We can collect data using the Training Mode of the simulator by capturing photos from three cameras set on the simulated car. The total numbers of images captured for each tracks are listed in the table below. This is a very small dataset, but I have tried to maximize the value of this dataset with image augmentation. This got the model to work on the basic track, but did not make too far on the challenge track with many sharp turnings.

Tracks Number of Images
Track 1 2787

The steering angle of the center camera was recorded along with the photos. Examples of pictures of three cameras taken at the same time are shown below.

Left Camera Center Camera Right Camera
alt text alt text alt text

I only collect photos fron three to four rounds on the track, since image augmentation will be applied. While driving on the track, I constantly changed the car from the border of the track to the center. More data steering the car back to the center were recorded in this way. The images have been cropped to focus on the road, and resized to reduce the dimension of the data. The cropped center image above is shown below. In addition, a normalization layer was set in the model to normalize the input image.

Data Augmentation

Several strategies have been applied on the original images to increase the size of our samples and to generalize our data for cases such as sharp turnings. The strategies used are listed below. * Use of images from the left and right camera. A image was randomly selected from the center, left, and right images captured at the same time. Since the images have been shifted, steering correction has been applied by adding 0.2 to the left image and subtracting 0.2 from the right image.

  • The selected image was randomly flipped. The trained model tended to drive on the left side of the track without flipped data, since the data was collected while driving clockwise on the track.

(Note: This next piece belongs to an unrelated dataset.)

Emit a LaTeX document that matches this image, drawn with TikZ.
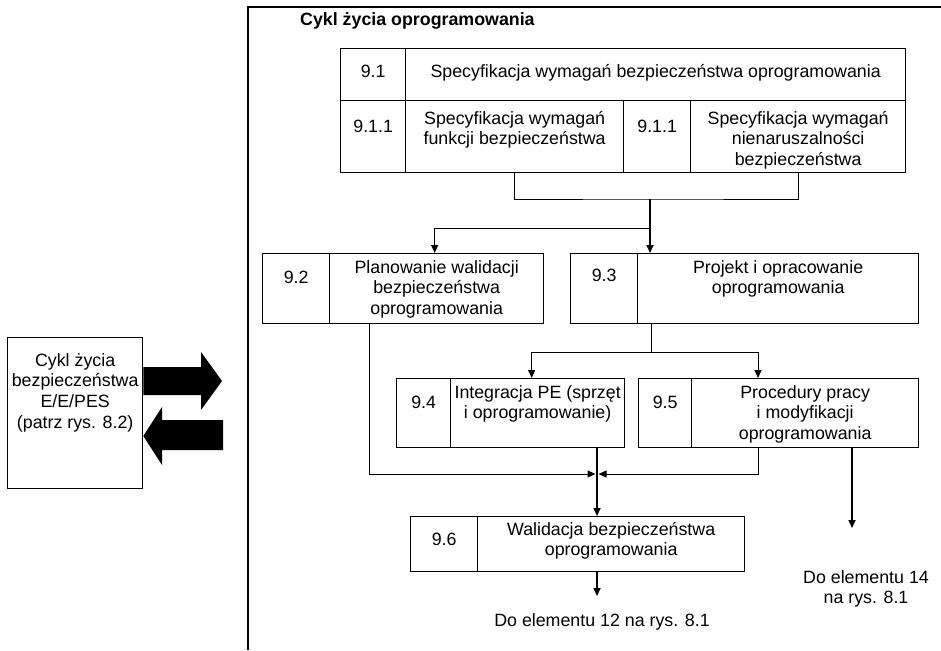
\documentclass[tikz,border=0pt]{standalone}
\usepackage{fontspec}
\setmainfont{Liberation Sans}
\usetikzlibrary{arrows.meta}
\newcommand\tstrut{\rule{0pt}{14pt}}
\begin{document}
\begin{tikzpicture}[x=1pt,y=-1pt,
  cell/.style={draw, line width=1.3pt, rectangle, inner sep=0pt, anchor=north west},
  txt/.style={align=center, inner sep=0pt, anchor=north, font=\fontsize{17.8}{20.7}\selectfont},
  link/.style={line width=1pt},
  mainlink/.style={line width=1.6pt},
  tip/.style={-{Triangle[length=8pt,width=7pt]}},
  bigarrow/.style={fill=black}]
\useasboundingbox (0,0) rectangle (941,650);

% frame of the software life cycle
\draw[line width=1.2pt] (248,650) -- (248,7) -- (941,7);
\node[anchor=base west, inner sep=0pt, font=\fontsize{17.8}{20.7}\selectfont\bfseries] (title) at (300,26) {Cykl życia oprogramowania};

% 9.1 block
\node[cell, minimum width=65pt, minimum height=52pt] (n91) at (340,48) {};
\node[cell, minimum width=500pt, minimum height=52pt] (t91) at (405,48) {};
\node[cell, minimum width=65pt, minimum height=72pt] (n911a) at (340,100) {};
\node[cell, minimum width=218pt, minimum height=72pt] (t911a) at (405,100) {};
\node[cell, minimum width=67pt, minimum height=72pt] (n911b) at (623,100) {};
\node[cell, minimum width=215pt, minimum height=72pt] (t911b) at (690,100) {};
\node[txt] (l91) at (n91.north |- 0,63) {\tstrut 9.1};
\node[txt] (m91) at (t91.north |- 0,63) {\tstrut Specyfikacja wymagań bezpieczeństwa oprogramowania};
\node[txt] (l911a) at (n911a.north |- 0,118) {\tstrut 9.1.1};
\node[txt] (m911a) at (t911a.north |- 0,110) {\tstrut Specyfikacja wymagań\\funkcji bezpieczeństwa};
\node[txt] (l911b) at (n911b.north |- 0,118) {\tstrut 9.1.1};
\node[txt] (m911b) at (t911b.north |- 0,110) {\tstrut Specyfikacja wymagań\\nienaruszalności\\bezpieczeństwa};

% 9.2 and 9.3
\node[cell, minimum width=67pt, minimum height=70pt] (n92) at (262,253) {};
\node[cell, minimum width=214pt, minimum height=70pt] (t92) at (329,253) {};
\node[cell, minimum width=67pt, minimum height=70pt] (n93) at (570,253) {};
\node[cell, minimum width=281pt, minimum height=70pt] (t93) at (637,253) {};
\node[txt] (l92) at (n92.north |- 0,269) {\tstrut 9.2};
\node[txt] (m92) at (t92.north |- 0,259) {\tstrut Planowanie walidacji\\bezpieczeństwa\\oprogramowania};
\node[txt] (l93) at (n93.north |- 0,267) {\tstrut 9.3};
\node[txt] (m93) at (t93.north |- 0,259) {\tstrut Projekt i opracowanie\\oprogramowania};

% 9.4 and 9.5
\node[cell, minimum width=54pt, minimum height=69pt] (n94) at (396,378) {};
\node[cell, minimum width=174pt, minimum height=69pt] (t94) at (450,378) {};
\node[cell, minimum width=53pt, minimum height=69pt] (n95) at (638,378) {};
\node[cell, minimum width=227pt, minimum height=69pt] (t95) at (691,378) {};
\node[txt] (l94) at (n94.north |- 0,394) {\tstrut 9.4};
\node[txt] (m94) at (t94.north |- 0,384) {\tstrut Integracja PE (sprzęt\\i oprogramowanie)};
\node[txt] (l95) at (n95.north |- 0,394) {\tstrut 9.5};
\node[txt] (m95) at (t95.north |- 0,384) {\tstrut Procedury pracy\\i modyfikacji\\oprogramowania};

% 9.6
\node[cell, minimum width=67pt, minimum height=55pt] (n96) at (410,516) {};
\node[cell, minimum width=267pt, minimum height=55pt] (t96) at (477,516) {};
\node[txt] (l96) at (n96.north |- 0,531) {\tstrut 9.6};
\node[txt] (m96) at (t96.north |- 0,521) {\tstrut Walidacja bezpieczeństwa\\oprogramowania};

% outgoing references
\coordinate (e14) at (852,528);
\coordinate (e12) at (597,596);
\node[txt] (r14) at (866,569) {\tstrut Do elementu 14\\na rys. 8.1};
\node[txt] (r12) at (602,612) {\tstrut Do elementu 12 na rys. 8.1};

% E/E/PES life cycle box
\node[cell, minimum width=135pt, minimum height=151pt] (ees) at (7,337) {};
\node[txt] (lees) at (ees.north |- 0,352) {\tstrut Cykl życia\\bezpieczeństwa\\E/E/PES\\(patrz rys. 8.2)};

% exchange arrows
\fill[bigarrow] (ees.east |- 0,367) -- (201,367) -- (201,352) -- (222,381) -- (201,410) -- (201,395) -- (ees.east |- 0,395) -- cycle;
\fill[bigarrow] (223,420) -- (162,420) -- (162,407) -- (ees.east |- 0,436) -- (162,465) -- (162,450) -- (223,450) -- cycle;

% connectors
\coordinate (j1) at (650,199);
\coordinate (j2) at (650,228);
\coordinate (j3) at (651,352);
\coordinate (m) at (597,474);
\draw[link] (t911a.south) |- (j1) -| (t911b.south);
\draw[mainlink, tip] (j1) -- (j1 |- t93.north);
\draw[link, tip] (j2) -| ([xshift=-2pt]t92.north);
\draw[link] (t93.south -| j3) -- (j3);
\draw[link, tip] (j3) -| ([xshift=-6pt]t94.north);
\draw[link, tip] (j3) -| (758,378);
\draw[link, tip] ([xshift=-67pt]t92.south) |- ([xshift=-1.5pt]m);
\draw[link, tip] ([xshift=-46.5pt]t95.south) |- ([xshift=1.5pt]m);
\draw[mainlink, tip] (t94.south -| m) -- (t96.north -| m);
\draw[mainlink, tip] (t95.south -| e14) -- (e14);
\draw[mainlink, tip] (t96.south -| e12) -- (e12);
\end{tikzpicture}
\end{document}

  • We randomly shifted the data horizontally and vertically. This strategy is equavallent to increasing more sharp turning data. The steering angle of a shifted image must be corrected. In this project, I assume that the correction is linearly correlated to the horizontal offset.

  • The brightness of the image has been added in order to avoid overfitting on the data.

  • A Gaussian noise has also been added to avoid overfitting.

Model Architecture

My network is based on the architecture of Nvidia's End to End Learning for Self-Driving Cars. However, several adjustments have been made in order to improve the results on my dataset. The input images were converted in HSV plane rather than YUV suggested in the paper The input image resolution is 64x200x3 Maxpooling layers were used insteal of subsampling in convolutional layers Same padding was used instead of valid padding A dropout layer was added between the flattened layer to the fully-connected layers Numbers of parameters were increated in fully-connected layers, since I have more parameters out of the convolutional layers than the original architecture

My final architecture is documented below. Based on my experiments, it is important to ensure that no pooling or subsampling has been applied following the last two convolutional layers in order to get a significant improvement on the performance.

Layer Output Shape Number Connected to Filter size
lambda layer (None, 64, 200, 3) 1 Input layer
Convolution2D (None, 64, 200, 24) 2 1 5
MaxPooling2D (None, 32, 100, 24) 3 2
Convolution2D (None, 32, 100, 36) 4 3 5
MaxPooling2D (None, 16, 50, 36) 5 4
Convolution2D (None, 16, 50, 48) 6 5 5
MaxPooling2D (None, 8, 25, 48) 7 6
Convolution2D (None, 8, 25, 64) 8 7 3
Convolution2D (None, 8, 25, 64) 9 8 3
Flatten layer (None, 12800) 10 9
Dropout (None, 12800) 11 10
dense_1 (Dense) (None, 1000) 12 11
dense_2 (Dense) (None, 500) 13 12
dense_3 (Dense) (None, 100) 14 13
dense_4 (Dense) (None, 1) 15 14

Model Training

Sine this dataset is small, I did not split it to training and validation set. The training and validation generators were both created with all of the images on the basic track. Since each of the image will be stochastically augmented, my assumption is that I can stochstically generate a traning set and a validation set with the generators. The training:validation ratio is 4:1. The model was tested on the simulator, and works for the simple basic track. However, this strategy only works for simple tracks. For the complex challenge track, much more data are required to train a valid model.

Hyperparameters for training are documented below: The training data size is chosen to be around 20000. This gives the best performance in combination with the batch size of 128 My best model is obtained after 20 epochs * The Adaptive Momentum Estimation (Adam) optimizer is chosen for the training. Adam updates every parameter in the model with an individual learning rate, which has simplified the tuning for learning rate. In the project, we chose a relatively fast learning rate 1e-3, and let Adam to adapt themselves through the training process. We don't need to worry about the learning rate decay with Adam. The training loss and validation loss are shown below. The initial training loss is very large, because I have assigned a high learning rate. Since Adam has adjusted every weight individually, training loss and validation loss are similar starting from the second epoch.

Discussion

A small data set of the basic track have been used to train my networks with augmentation, and the model works on this track. However, using a small dataset for the challenge track, which is much longer and consists of more sharp turnings, does not generate a valid model. More data are required for this complex track.